'''

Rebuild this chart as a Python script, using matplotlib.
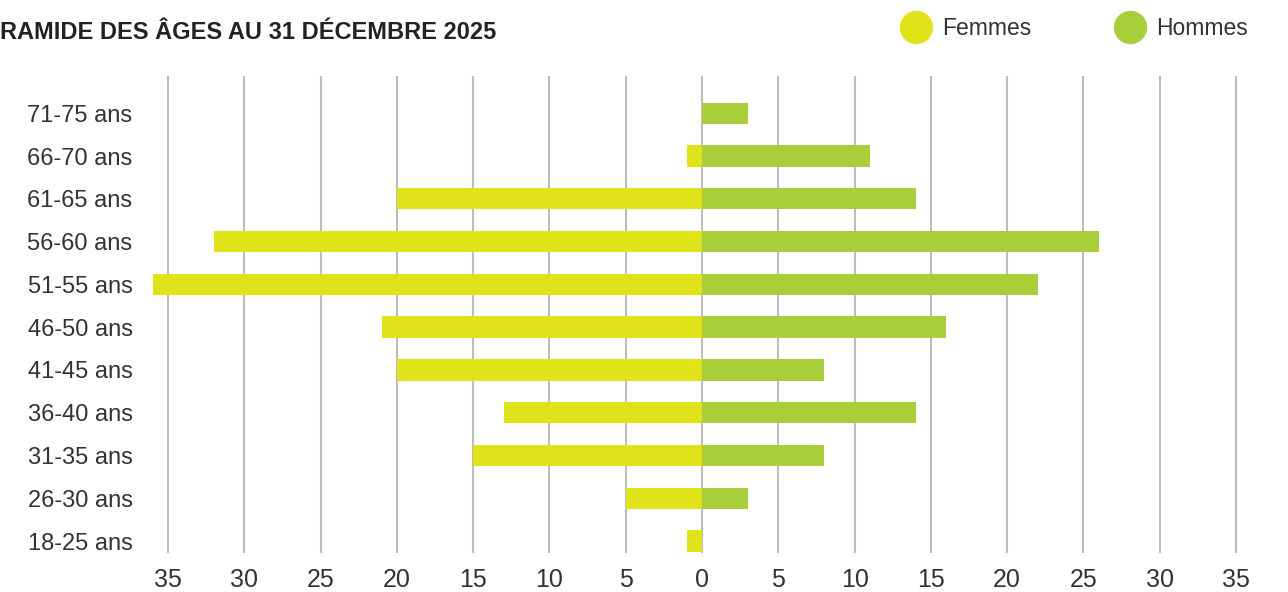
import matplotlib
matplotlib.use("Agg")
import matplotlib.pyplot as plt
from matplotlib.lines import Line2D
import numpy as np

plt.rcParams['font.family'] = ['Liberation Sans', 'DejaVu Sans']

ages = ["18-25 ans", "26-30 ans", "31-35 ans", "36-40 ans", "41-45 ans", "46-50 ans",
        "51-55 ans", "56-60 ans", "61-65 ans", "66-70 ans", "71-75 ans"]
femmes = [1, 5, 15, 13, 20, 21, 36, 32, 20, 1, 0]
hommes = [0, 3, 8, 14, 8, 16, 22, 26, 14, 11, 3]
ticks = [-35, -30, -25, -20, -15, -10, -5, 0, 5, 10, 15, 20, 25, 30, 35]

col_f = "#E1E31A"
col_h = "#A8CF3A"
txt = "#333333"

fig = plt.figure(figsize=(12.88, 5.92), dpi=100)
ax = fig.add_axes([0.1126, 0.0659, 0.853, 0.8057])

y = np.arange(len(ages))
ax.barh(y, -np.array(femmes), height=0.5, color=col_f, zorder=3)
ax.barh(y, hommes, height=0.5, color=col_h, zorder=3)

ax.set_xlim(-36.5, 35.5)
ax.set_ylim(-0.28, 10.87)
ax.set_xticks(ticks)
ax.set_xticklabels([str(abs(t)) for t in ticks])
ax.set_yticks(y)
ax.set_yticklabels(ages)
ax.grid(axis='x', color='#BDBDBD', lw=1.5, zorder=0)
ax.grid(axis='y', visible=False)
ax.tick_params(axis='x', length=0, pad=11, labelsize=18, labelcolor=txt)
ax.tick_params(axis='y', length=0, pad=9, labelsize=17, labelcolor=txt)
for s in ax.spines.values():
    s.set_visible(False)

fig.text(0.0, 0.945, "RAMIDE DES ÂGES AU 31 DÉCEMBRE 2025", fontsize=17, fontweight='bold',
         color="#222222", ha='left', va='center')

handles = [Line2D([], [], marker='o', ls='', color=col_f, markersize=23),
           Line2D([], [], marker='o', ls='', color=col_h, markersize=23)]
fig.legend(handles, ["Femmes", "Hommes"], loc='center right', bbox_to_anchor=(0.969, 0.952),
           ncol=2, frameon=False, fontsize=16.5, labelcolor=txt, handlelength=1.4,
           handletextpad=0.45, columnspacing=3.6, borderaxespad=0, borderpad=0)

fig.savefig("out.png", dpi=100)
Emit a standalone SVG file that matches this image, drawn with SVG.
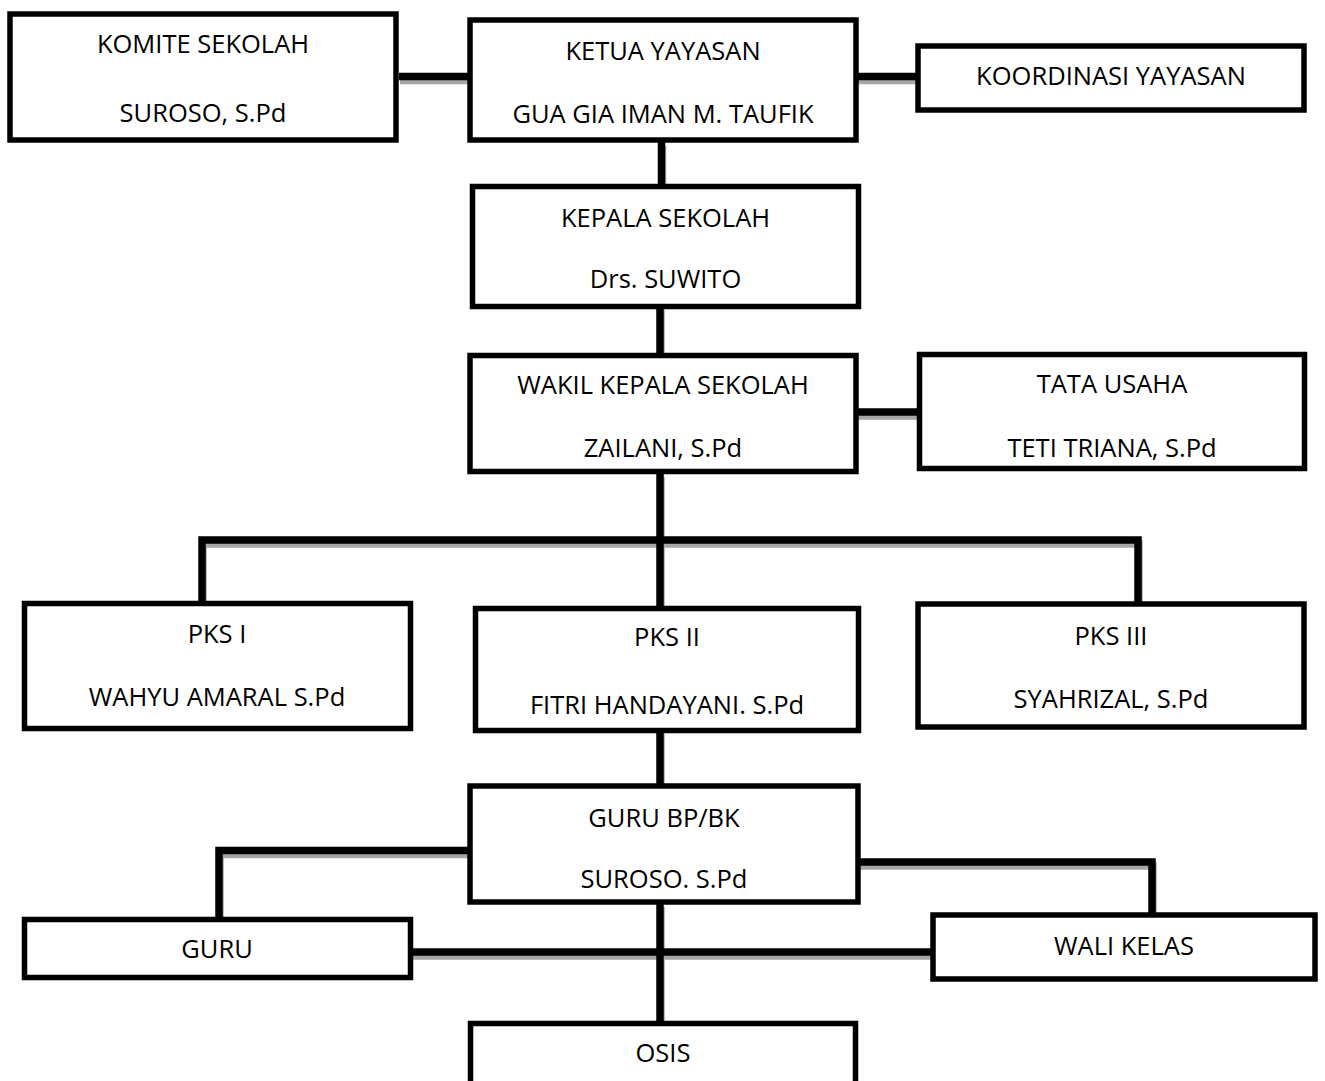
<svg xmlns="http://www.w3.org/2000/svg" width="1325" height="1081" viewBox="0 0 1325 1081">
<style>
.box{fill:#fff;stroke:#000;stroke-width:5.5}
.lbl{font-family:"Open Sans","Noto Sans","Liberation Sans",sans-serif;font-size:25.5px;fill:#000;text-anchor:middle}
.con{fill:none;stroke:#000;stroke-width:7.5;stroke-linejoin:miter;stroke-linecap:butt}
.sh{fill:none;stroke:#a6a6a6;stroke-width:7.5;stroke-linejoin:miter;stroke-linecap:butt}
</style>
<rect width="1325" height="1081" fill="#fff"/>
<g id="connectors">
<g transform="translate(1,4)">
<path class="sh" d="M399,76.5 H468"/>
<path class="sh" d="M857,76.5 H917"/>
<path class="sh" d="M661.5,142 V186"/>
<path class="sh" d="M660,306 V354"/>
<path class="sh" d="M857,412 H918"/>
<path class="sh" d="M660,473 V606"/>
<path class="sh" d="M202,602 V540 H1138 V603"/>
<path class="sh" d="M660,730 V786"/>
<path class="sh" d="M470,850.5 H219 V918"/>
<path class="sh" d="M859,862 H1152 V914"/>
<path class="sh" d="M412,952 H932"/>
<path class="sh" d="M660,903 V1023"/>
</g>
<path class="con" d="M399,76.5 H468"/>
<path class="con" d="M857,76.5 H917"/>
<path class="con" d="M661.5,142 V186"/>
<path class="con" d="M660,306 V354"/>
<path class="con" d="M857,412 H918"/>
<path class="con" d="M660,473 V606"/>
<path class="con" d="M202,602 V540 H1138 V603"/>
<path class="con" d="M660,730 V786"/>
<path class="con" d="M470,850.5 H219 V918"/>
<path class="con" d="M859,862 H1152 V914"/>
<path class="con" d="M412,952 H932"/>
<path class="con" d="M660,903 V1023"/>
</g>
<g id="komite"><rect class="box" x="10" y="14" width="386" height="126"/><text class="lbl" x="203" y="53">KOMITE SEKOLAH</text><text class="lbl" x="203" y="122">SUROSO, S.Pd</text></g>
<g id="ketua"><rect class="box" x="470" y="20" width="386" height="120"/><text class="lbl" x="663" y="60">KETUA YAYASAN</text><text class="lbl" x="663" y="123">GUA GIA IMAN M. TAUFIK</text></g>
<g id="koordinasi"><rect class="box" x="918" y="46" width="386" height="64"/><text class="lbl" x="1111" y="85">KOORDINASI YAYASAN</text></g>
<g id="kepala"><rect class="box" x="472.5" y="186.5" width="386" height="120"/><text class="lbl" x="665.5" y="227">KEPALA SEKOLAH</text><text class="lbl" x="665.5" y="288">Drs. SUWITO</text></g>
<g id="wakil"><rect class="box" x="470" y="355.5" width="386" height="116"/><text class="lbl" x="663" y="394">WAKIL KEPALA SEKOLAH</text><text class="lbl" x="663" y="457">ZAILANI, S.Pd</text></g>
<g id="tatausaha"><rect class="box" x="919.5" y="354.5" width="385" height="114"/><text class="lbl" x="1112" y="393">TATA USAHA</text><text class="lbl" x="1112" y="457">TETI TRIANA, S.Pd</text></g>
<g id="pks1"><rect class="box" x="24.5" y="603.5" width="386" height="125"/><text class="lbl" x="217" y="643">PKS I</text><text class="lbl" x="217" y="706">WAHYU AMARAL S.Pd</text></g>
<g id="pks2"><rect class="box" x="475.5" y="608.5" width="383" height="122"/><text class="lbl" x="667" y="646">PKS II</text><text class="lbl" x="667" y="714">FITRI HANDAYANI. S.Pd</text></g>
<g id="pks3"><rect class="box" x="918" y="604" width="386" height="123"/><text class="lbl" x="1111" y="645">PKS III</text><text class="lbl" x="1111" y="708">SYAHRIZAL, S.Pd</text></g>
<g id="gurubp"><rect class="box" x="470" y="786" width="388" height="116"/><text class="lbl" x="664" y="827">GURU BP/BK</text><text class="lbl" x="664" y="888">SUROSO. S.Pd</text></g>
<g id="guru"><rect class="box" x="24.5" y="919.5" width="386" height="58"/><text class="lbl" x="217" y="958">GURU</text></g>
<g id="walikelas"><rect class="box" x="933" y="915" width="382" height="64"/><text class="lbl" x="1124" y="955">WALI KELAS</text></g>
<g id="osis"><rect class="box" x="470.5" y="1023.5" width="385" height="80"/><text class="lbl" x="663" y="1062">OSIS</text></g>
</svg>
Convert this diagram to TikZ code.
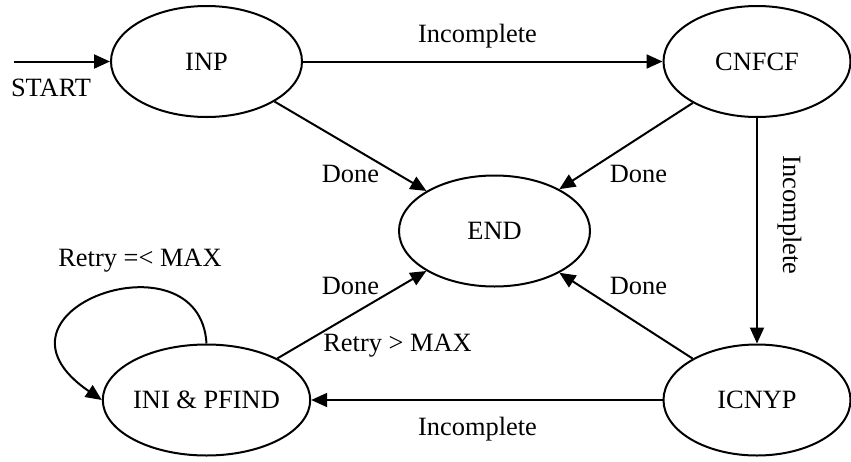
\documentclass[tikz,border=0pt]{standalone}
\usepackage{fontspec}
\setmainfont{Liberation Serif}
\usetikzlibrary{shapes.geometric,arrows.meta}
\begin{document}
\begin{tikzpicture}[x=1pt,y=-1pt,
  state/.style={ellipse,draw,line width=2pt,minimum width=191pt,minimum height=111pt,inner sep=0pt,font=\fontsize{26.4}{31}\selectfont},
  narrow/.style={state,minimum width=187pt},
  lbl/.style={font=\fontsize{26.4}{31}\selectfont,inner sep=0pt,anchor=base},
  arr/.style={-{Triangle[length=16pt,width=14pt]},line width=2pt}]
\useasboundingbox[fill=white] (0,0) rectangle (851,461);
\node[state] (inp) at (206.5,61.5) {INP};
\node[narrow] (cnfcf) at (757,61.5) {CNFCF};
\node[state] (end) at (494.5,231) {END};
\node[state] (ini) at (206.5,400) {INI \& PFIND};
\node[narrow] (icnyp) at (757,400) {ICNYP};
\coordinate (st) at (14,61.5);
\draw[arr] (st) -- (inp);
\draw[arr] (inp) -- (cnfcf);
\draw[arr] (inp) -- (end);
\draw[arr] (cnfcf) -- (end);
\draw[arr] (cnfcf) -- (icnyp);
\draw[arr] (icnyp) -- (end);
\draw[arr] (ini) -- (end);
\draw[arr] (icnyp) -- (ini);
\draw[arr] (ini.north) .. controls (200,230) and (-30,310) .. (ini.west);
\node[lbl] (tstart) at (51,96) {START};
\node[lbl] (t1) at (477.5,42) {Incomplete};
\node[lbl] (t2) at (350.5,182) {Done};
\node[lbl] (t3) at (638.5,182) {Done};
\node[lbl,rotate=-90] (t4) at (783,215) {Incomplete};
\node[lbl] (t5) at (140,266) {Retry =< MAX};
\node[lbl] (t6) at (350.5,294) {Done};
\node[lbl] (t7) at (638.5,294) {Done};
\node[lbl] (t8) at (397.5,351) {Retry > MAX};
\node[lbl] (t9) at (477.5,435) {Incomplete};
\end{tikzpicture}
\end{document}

'''

* **Task goal**
Search the entries for the word "this" and pick out every line that holds it.

* **Response to the exercise**
Rebuild this chart as a Python script, using matplotlib.
Emit a standalone SVG file that matches this image, drawn with SVG.
Convert this diagram to TikZ code.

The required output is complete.